Indeed, God does reveal God's self. Though it does not come with the special effects of the blockbuster disaster movies, God's revelation is both surprising and dramatic. The revelation of God is Jesus Christ. God is revealed to us, to all of humanity, through Jesus Christ. That's why we call Jesus Emmanuel – God With Us. We proclaim this revelation, this apocalypse, every time we recite the Creed: “I believe in Jesus Christ, God's only Son, our Lord, who was conceived by the Holy Spirit and born of the virgin Mary.” We believe that we encounter Jesus here at the table, at communion. Jesus is the apocalypse, the revelation, of God. In Jesus, we find God; in Jesus, God is revealed.
The writer of our gospel text today expected the apocalypse, the dramatic end of the world and the coming of God's judgment. What actually happened was a different kind of apocalypse, the revelation of God through Jesus Christ. God has a way of surprising us, of turning our expectations upside-down. We find story after story in the Bible of God's unexpected, surprising revelation – whether at the burning bush, in the manger in Bethlehem, or in the tongues of fire that descended at Pentecost. God, it seems, loves to surprise us. God reveals God's self in the ways we least expect.

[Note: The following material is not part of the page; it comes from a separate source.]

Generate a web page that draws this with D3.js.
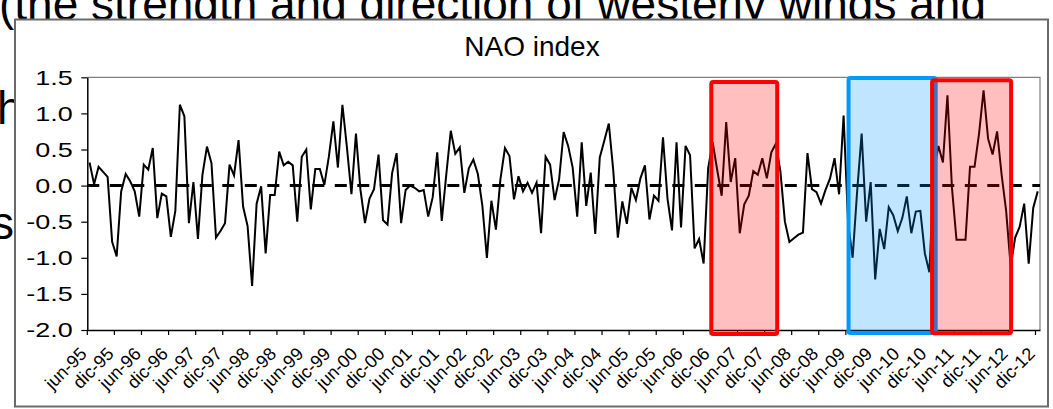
<!DOCTYPE html>
<html>
<head>
<meta charset="utf-8">
<script src="https://cdn.jsdelivr.net/npm/d3@7/dist/d3.min.js"></script>
<style>
  html, body { margin: 0; padding: 0; background: #fff; }
  svg { display: block; }
  text { font-family: "Liberation Sans", Arial, sans-serif; }
</style>
</head>
<body>
<svg id="chart" width="1053" height="409"></svg>
<script>
// ---------------- data ----------------
const title = "NAO index";
const backgroundLines = [
  "(the strength and direction of westerly winds and",
  "h",
  "s"
];
// monthly NAO index, jun-95 .. dic-12
const naoValues = [
  0.32, 0.02, 0.26, 0.19, 0.12, -0.78, -0.98, -0.08, 0.16, 0.06, -0.08, -0.43,
  0.29, 0.22, 0.52, -0.45, -0.11, -0.15, -0.71, -0.35, 1.12, 0.96, -0.52, 0.05,
  -0.74, 0.15, 0.54, 0.31, -0.72, -0.63, -0.52, 0.29, 0.14, 0.63, -0.29, -0.56,
  -1.39, -0.25, -0.01, -0.94, -0.13, -0.13, 0.47, 0.28, 0.33, 0.28, -0.50, 0.40,
  0.50, -0.33, 0.23, 0.23, 0.01, 0.40, 0.89, 0.25, 1.12, 0.53, -0.12, 0.72,
  -0.06, -0.52, -0.18, -0.05, 0.43, -0.48, -0.54, 0.17, 0.45, -0.52, -0.06, 0.00,
  -0.03, -0.08, -0.06, -0.43, -0.16, 0.46, -0.49, 0.15, 0.76, 0.44, 0.53, -0.10,
  0.24, 0.36, 0.16, -0.28, -1.00, -0.21, -0.61, 0.09, 0.52, 0.41, -0.19, 0.13,
  -0.08, 0.04, -0.10, 0.04, -0.66, 0.40, 0.29, -0.20, 0.09, 0.74, 0.55, 0.25,
  -0.43, 0.60, -0.28, 0.18, -0.67, 0.39, 0.62, 0.86, 0.20, -0.72, -0.22, -0.53,
  -0.03, -0.20, 0.10, 0.28, -0.47, -0.14, -0.21, 0.67, -0.18, -0.62, 0.60, -0.58,
  0.55, 0.42, -0.87, -0.74, -1.08, 0.24, 0.60, 0.22, -0.14, 0.88, 0.05, 0.38,
  -0.66, -0.26, -0.14, 0.20, 0.15, 0.38, 0.10, 0.46, 0.58, 0.20, -0.50, -0.78,
  -0.73, -0.68, -0.65, 0.45, -0.05, -0.09, -0.25, -0.06, 0.10, 0.38, -0.12, 0.97,
  -0.52, -1.00, -0.08, 0.72, -0.50, 0.05, -1.30, -0.60, -0.88, -0.30, -0.41, -0.63,
  -0.45, -0.15, -0.66, -0.36, -0.35, -0.94, -1.20, 0.20, 0.55, 0.32, 1.25, -0.03,
  -0.75, -0.75, -0.75, 0.26, 0.26, 0.72, 1.32, 0.65, 0.43, 0.75, 0.15, -0.35,
  -1.12, -0.72, -0.57, -0.25, -1.08, -0.31, -0.08
];
const tickLabels = [
  "jun-95","dic-95","jun-96","dic-96","jun-97","dic-97","jun-98","dic-98",
  "jun-99","dic-99","jun-00","dic-00","jun-01","dic-01","jun-02","dic-02",
  "jun-03","dic-03","jun-04","dic-04","jun-05","dic-05","jun-06","dic-06",
  "jun-07","dic-07","jun-08","dic-08","jun-09","dic-09","jun-10","dic-10",
  "jun-11","dic-11","jun-12","dic-12"
];
const labelStep = 6;                      // one label every 6 months
const yTicks = [-2.0, -1.5, -1.0, -0.5, 0.0, 0.5, 1.0, 1.5];
// highlighted periods (month index boundaries and value extent)
const highlightStart = [138.2, 168.6, 187.1];
const highlightEnd   = [152.8, 187.9, 204.6];
const highlightTop   = [1.435, 1.49, 1.46];
const highlightBot   = [-2.055, -2.04, -2.045];
const highlightKind  = ["pos", "neg", "pos"];

// ---------------- layout ----------------
const svg = d3.select("#chart");
const plot = {left: 87.3, right: 1040, top: 77.3, bottom: 330};
const SXY = 1.35;   // horizontal stretch of the y-axis labels

// background slide text (partly hidden behind the chart frame)
const bg = svg.append("g").attr("font-size", 46);
bg.append("text").attr("x", -1).attr("y", 20).text(backgroundLines[0]);
bg.append("text").attr("x", -3).attr("y", 124).text(backgroundLines[1]);
bg.append("text").attr("x", -9).attr("y", 239).text(backgroundLines[2]);

// chart frame
svg.append("rect").attr("x", 15).attr("y", 19.5).attr("width", 1033).attr("height", 387)
  .attr("fill", "#fff").attr("stroke", "#6a6a6a").attr("stroke-width", 2);

// title
svg.append("text")
  .attr("x", 532).attr("y", 56)
  .attr("text-anchor", "middle").attr("font-size", 28).text(title);

// scales
const n = naoValues.length;
const x = d3.scaleBand().domain(d3.range(n)).range([plot.left, plot.right]).padding(0);
const bw = x.bandwidth();
const xc = i => x(i) + bw / 2;
const xb = v => plot.left + v * bw;   // fractional month boundary
const y = d3.scaleLinear().domain([-2, 1.5]).range([plot.bottom, plot.top]);

// plot area border (top/right gray)
svg.append("path")
  .attr("d", `M${plot.left},${plot.top}H${plot.right}V${plot.bottom}`)
  .attr("fill", "none").attr("stroke", "#808080").attr("stroke-width", 1.2);

// y axis
const yAxis = svg.append("g").attr("transform", `translate(${plot.left},0)`)
  .call(d3.axisLeft(y).tickValues(yTicks).tickSize(6).tickSizeOuter(0).tickFormat(""));
yAxis.select(".domain").attr("stroke", "#000").attr("stroke-width", 1.5);
yAxis.selectAll(".tick line").attr("stroke", "#000").attr("stroke-width", 1.2);
svg.append("g").selectAll("text").data(yTicks).join("text")
  .attr("transform", d => `translate(${plot.left - 14.5},${y(d)}) scale(${SXY},1)`)
  .attr("text-anchor", "end").attr("dy", "0.36em").attr("font-size", 20)
  .text(d => d.toFixed(1));

// x axis
const tickIdx = d3.range(0, n, labelStep);
const xAxis = svg.append("g").attr("transform", `translate(0,${plot.bottom})`)
  .call(d3.axisBottom(x).tickValues(tickIdx).tickSize(5).tickSizeOuter(0).tickFormat(""));
xAxis.selectAll(".tick").attr("transform", d => `translate(${x(d)},0)`);
xAxis.select(".domain").attr("stroke", "#000").attr("stroke-width", 1.5);
xAxis.selectAll(".tick line").attr("stroke", "#000").attr("stroke-width", 1.2);
svg.append("g").selectAll("text").data(tickLabels).join("text")
  .attr("transform", (d, k) => `translate(${xb(k * labelStep) + 0.5},${plot.bottom + 25}) rotate(-45)`)
  .attr("text-anchor", "end").attr("font-size", 18)
  .text(d => d);

// data line
svg.append("path").datum(naoValues)
  .attr("d", d3.line().x((d, i) => xc(i)).y(d => y(d)))
  .attr("fill", "none").attr("stroke", "#000").attr("stroke-width", 2)
  .attr("stroke-linejoin", "miter");

// zero dashed line
svg.append("line").attr("x1", plot.left).attr("x2", plot.right)
  .attr("y1", y(0)).attr("y2", y(0))
  .attr("stroke", "#000").attr("stroke-width", 3).attr("stroke-dasharray", "12,10.5");

// highlight boxes
const colors = {pos: {stroke: "#ff0000", fill: "rgba(255,0,0,0.25)"},
                neg: {stroke: "#0099ff", fill: "rgba(0,153,255,0.25)"}};
svg.append("g").selectAll("rect").data(highlightStart).join("rect")
  .attr("x", d => xb(d))
  .attr("y", (d, i) => y(highlightTop[i]))
  .attr("width", (d, i) => xb(highlightEnd[i]) - xb(d))
  .attr("height", (d, i) => y(highlightBot[i]) - y(highlightTop[i]))
  .attr("rx", 2)
  .attr("fill", (d, i) => colors[highlightKind[i]].fill)
  .attr("stroke", (d, i) => colors[highlightKind[i]].stroke)
  .attr("stroke-width", 4);
</script>
</body>
</html>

And what about you? I will venture to guess that most of you have not seen a burning bush. But I would be willing to bet that God has surprised you. Maybe God has appeared to you when you were hurting, in the face of a caring friend. Maybe God has appeared to you in the guise of a homeless person asking for help. Maybe God has appeared to you in your own heart, in a powerful emotion or sudden idea.
God does not always come to us in thunder and lightning and fire. God does not always appear in some kind of end-of-the-world disaster. On the other hand, God does not always come to us with a gentle word of comfort. Sometimes, God has a message of division, not peace. Above all, what we discover as we try to follow the living God, is the wonderful unpredictability with which God meets us.